Although an MDR-based two-dimensional network configuration has been implemented in a photonic field-programmable disk array (FPDA) signal processor [27], the motivations are distinct. The FPDA signal processor focused on general-purpose photonic microwave signal processing, whereas the switch matrix targets high-bandwidth digital optical interconnects. To achieve routing of high-speed digital signals, specific design modifications are necessary, including the integration of engineered routing waveguides to mitigate thermal crosstalk in densely integrated arrays, as well as optimizing MDRs for broad bandwidth operation of 164 GHz to support high-speed data routing.

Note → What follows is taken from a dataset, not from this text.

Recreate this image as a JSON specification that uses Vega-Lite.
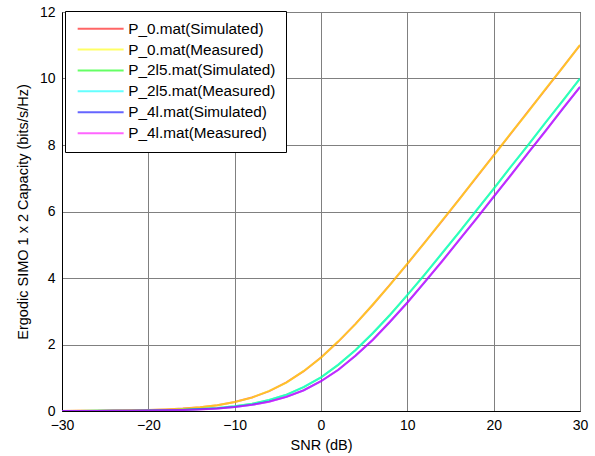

In conclusion, we proposed a scalable optical switch matrix that enables both space and wavelength selectivity by employing ultra-compact thermally tunable MDRs. To support two wavelength channels, dual MDRs were strategically positioned at each waveguide crossing to facilitate routing in multiple directions, enhancing I/O port density. To mitigate thermal crosstalk between adjacent MDRs, specially engineered routing waveguides were integrated into the matrix. A prototype silicon photonic 1×8×2λ switch chip was fabricated and successfully demonstrated optical data transmission. The proposed switch matrix offers a promising solution for scaling optical matrices with low thermal crosstalk in future optical interconnect networks.